* AIM OF THE TASK:
All of the lines below are to be transcribed faithfully, with pictures excluded from the copy.

* DATA LINES:

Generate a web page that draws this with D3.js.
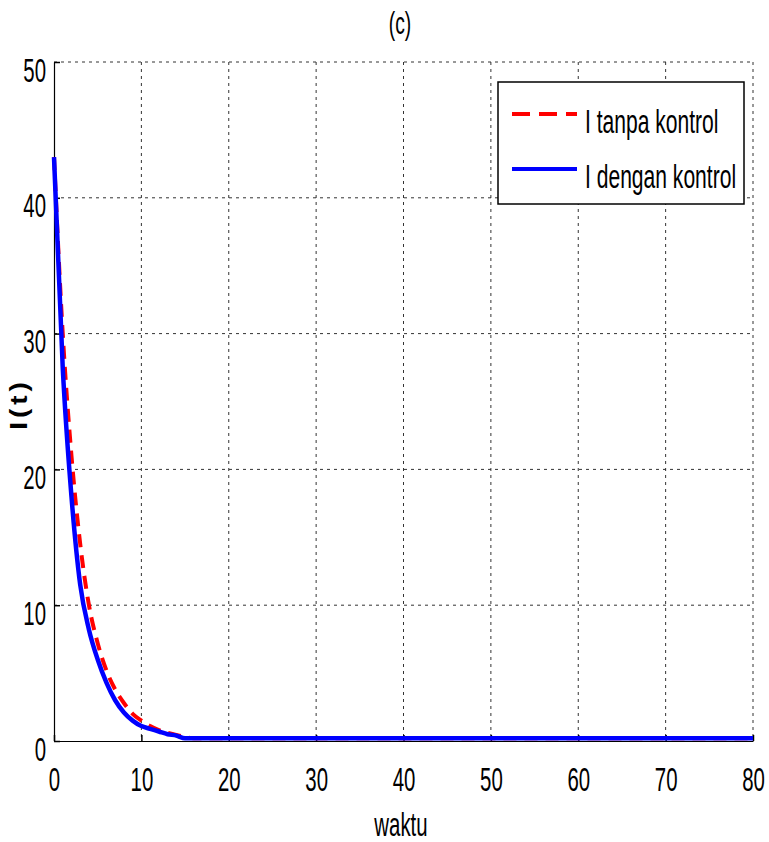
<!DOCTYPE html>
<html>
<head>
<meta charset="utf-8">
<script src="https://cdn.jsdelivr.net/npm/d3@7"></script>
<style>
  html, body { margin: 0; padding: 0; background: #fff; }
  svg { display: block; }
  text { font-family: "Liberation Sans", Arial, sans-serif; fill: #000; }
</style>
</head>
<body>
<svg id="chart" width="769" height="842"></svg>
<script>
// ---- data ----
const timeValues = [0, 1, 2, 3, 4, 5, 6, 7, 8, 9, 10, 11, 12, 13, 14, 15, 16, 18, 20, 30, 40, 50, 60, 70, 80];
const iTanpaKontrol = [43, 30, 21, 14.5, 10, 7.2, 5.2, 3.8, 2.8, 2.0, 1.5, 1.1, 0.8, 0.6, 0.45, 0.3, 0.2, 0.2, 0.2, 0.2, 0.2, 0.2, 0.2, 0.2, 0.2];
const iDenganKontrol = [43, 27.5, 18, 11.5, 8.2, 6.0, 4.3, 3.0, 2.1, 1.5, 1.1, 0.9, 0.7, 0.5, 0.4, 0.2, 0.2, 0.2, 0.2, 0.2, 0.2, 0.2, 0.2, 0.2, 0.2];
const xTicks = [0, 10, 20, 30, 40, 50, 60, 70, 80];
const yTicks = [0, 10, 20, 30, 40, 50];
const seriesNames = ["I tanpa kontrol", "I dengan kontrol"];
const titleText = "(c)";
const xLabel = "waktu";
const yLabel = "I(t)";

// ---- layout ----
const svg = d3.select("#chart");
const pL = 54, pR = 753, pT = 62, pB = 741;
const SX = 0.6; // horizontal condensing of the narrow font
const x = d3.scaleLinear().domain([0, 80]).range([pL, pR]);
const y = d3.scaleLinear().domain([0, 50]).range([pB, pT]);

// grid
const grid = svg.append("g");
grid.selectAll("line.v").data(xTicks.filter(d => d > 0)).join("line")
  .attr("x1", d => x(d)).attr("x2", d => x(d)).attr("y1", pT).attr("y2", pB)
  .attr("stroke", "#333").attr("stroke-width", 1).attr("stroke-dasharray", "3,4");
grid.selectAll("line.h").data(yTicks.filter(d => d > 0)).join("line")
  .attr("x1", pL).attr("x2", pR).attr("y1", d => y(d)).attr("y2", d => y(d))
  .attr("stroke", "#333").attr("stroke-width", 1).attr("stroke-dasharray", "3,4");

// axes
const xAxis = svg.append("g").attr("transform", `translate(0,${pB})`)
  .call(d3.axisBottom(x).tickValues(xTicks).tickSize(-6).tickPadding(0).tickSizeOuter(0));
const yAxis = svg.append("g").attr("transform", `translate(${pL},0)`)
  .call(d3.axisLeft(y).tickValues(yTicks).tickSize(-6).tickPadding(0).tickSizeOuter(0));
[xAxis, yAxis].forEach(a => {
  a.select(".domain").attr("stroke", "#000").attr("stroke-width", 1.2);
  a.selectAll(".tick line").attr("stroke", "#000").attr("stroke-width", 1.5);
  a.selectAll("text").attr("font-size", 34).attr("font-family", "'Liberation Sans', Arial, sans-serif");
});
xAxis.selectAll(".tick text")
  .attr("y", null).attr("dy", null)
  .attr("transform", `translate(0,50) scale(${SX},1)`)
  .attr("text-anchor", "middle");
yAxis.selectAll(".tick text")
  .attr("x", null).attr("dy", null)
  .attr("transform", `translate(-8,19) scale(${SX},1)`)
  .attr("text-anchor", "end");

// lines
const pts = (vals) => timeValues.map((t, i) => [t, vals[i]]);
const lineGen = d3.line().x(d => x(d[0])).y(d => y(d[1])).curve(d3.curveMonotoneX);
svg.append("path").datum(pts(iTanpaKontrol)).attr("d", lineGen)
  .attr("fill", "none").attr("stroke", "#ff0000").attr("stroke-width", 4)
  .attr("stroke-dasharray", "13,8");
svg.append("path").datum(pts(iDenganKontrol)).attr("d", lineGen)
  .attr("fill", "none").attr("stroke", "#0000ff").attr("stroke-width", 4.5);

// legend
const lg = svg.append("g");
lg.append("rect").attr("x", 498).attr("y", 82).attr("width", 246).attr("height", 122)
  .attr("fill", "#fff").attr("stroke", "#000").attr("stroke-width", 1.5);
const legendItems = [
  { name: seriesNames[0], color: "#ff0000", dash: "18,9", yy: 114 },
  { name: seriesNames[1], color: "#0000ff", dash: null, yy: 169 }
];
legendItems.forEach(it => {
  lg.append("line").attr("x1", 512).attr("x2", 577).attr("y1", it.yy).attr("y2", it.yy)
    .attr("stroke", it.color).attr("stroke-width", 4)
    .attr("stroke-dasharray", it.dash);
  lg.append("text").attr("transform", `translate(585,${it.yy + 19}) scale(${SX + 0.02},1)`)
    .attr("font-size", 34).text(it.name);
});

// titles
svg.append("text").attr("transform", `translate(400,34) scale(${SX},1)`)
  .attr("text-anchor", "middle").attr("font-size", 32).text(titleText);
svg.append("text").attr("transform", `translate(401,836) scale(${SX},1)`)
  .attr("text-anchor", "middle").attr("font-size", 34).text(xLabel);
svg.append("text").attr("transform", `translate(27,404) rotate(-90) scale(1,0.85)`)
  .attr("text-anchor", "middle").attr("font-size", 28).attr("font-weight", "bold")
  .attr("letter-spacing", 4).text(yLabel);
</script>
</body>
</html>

* SOLVED PROBLEM:
Generate a web page that draws this with D3.js.
<!DOCTYPE html>
<html>
<head>
<meta charset="utf-8">
<script src="https://cdn.jsdelivr.net/npm/d3@7"></script>
<style>
  html, body { margin: 0; padding: 0; background: #fff; }
  svg { display: block; }
  text { font-family: "Liberation Sans", Arial, sans-serif; fill: #000; }
</style>
</head>
<body>
<svg id="chart" width="769" height="842"></svg>
<script>
// ---- data ----
const timeValues = [0, 1, 2, 3, 4, 5, 6, 7, 8, 9, 10, 11, 12, 13, 14, 15, 16, 18, 20, 30, 40, 50, 60, 70, 80];
const iTanpaKontrol = [43, 30, 21, 14.5, 10, 7.2, 5.2, 3.8, 2.8, 2.0, 1.5, 1.1, 0.8, 0.6, 0.45, 0.3, 0.2, 0.2, 0.2, 0.2, 0.2, 0.2, 0.2, 0.2, 0.2];
const iDenganKontrol = [43, 27.5, 18, 11.5, 8.2, 6.0, 4.3, 3.0, 2.1, 1.5, 1.1, 0.9, 0.7, 0.5, 0.4, 0.2, 0.2, 0.2, 0.2, 0.2, 0.2, 0.2, 0.2, 0.2, 0.2];
const xTicks = [0, 10, 20, 30, 40, 50, 60, 70, 80];
const yTicks = [0, 10, 20, 30, 40, 50];
const seriesNames = ["I tanpa kontrol", "I dengan kontrol"];
const titleText = "(c)";
const xLabel = "waktu";
const yLabel = "I(t)";

// ---- layout ----
const svg = d3.select("#chart");
const pL = 54, pR = 753, pT = 62, pB = 741;
const SX = 0.6; // horizontal condensing of the narrow font
const x = d3.scaleLinear().domain([0, 80]).range([pL, pR]);
const y = d3.scaleLinear().domain([0, 50]).range([pB, pT]);

// grid
const grid = svg.append("g");
grid.selectAll("line.v").data(xTicks.filter(d => d > 0)).join("line")
  .attr("x1", d => x(d)).attr("x2", d => x(d)).attr("y1", pT).attr("y2", pB)
  .attr("stroke", "#333").attr("stroke-width", 1).attr("stroke-dasharray", "3,4");
grid.selectAll("line.h").data(yTicks.filter(d => d > 0)).join("line")
  .attr("x1", pL).attr("x2", pR).attr("y1", d => y(d)).attr("y2", d => y(d))
  .attr("stroke", "#333").attr("stroke-width", 1).attr("stroke-dasharray", "3,4");

// axes
const xAxis = svg.append("g").attr("transform", `translate(0,${pB})`)
  .call(d3.axisBottom(x).tickValues(xTicks).tickSize(-6).tickPadding(0).tickSizeOuter(0));
const yAxis = svg.append("g").attr("transform", `translate(${pL},0)`)
  .call(d3.axisLeft(y).tickValues(yTicks).tickSize(-6).tickPadding(0).tickSizeOuter(0));
[xAxis, yAxis].forEach(a => {
  a.select(".domain").attr("stroke", "#000").attr("stroke-width", 1.2);
  a.selectAll(".tick line").attr("stroke", "#000").attr("stroke-width", 1.5);
  a.selectAll("text").attr("font-size", 34).attr("font-family", "'Liberation Sans', Arial, sans-serif");
});
xAxis.selectAll(".tick text")
  .attr("y", null).attr("dy", null)
  .attr("transform", `translate(0,50) scale(${SX},1)`)
  .attr("text-anchor", "middle");
yAxis.selectAll(".tick text")
  .attr("x", null).attr("dy", null)
  .attr("transform", `translate(-8,19) scale(${SX},1)`)
  .attr("text-anchor", "end");

// lines
const pts = (vals) => timeValues.map((t, i) => [t, vals[i]]);
const lineGen = d3.line().x(d => x(d[0])).y(d => y(d[1])).curve(d3.curveMonotoneX);
svg.append("path").datum(pts(iTanpaKontrol)).attr("d", lineGen)
  .attr("fill", "none").attr("stroke", "#ff0000").attr("stroke-width", 4)
  .attr("stroke-dasharray", "13,8");
svg.append("path").datum(pts(iDenganKontrol)).attr("d", lineGen)
  .attr("fill", "none").attr("stroke", "#0000ff").attr("stroke-width", 4.5);

// legend
const lg = svg.append("g");
lg.append("rect").attr("x", 498).attr("y", 82).attr("width", 246).attr("height", 122)
  .attr("fill", "#fff").attr("stroke", "#000").attr("stroke-width", 1.5);
const legendItems = [
  { name: seriesNames[0], color: "#ff0000", dash: "18,9", yy: 114 },
  { name: seriesNames[1], color: "#0000ff", dash: null, yy: 169 }
];
legendItems.forEach(it => {
  lg.append("line").attr("x1", 512).attr("x2", 577).attr("y1", it.yy).attr("y2", it.yy)
    .attr("stroke", it.color).attr("stroke-width", 4)
    .attr("stroke-dasharray", it.dash);
  lg.append("text").attr("transform", `translate(585,${it.yy + 19}) scale(${SX + 0.02},1)`)
    .attr("font-size", 34).text(it.name);
});

// titles
svg.append("text").attr("transform", `translate(400,34) scale(${SX},1)`)
  .attr("text-anchor", "middle").attr("font-size", 32).text(titleText);
svg.append("text").attr("transform", `translate(401,836) scale(${SX},1)`)
  .attr("text-anchor", "middle").attr("font-size", 34).text(xLabel);
svg.append("text").attr("transform", `translate(27,404) rotate(-90) scale(1,0.85)`)
  .attr("text-anchor", "middle").attr("font-size", 28).attr("font-weight", "bold")
  .attr("letter-spacing", 4).text(yLabel);
</script>
</body>
</html>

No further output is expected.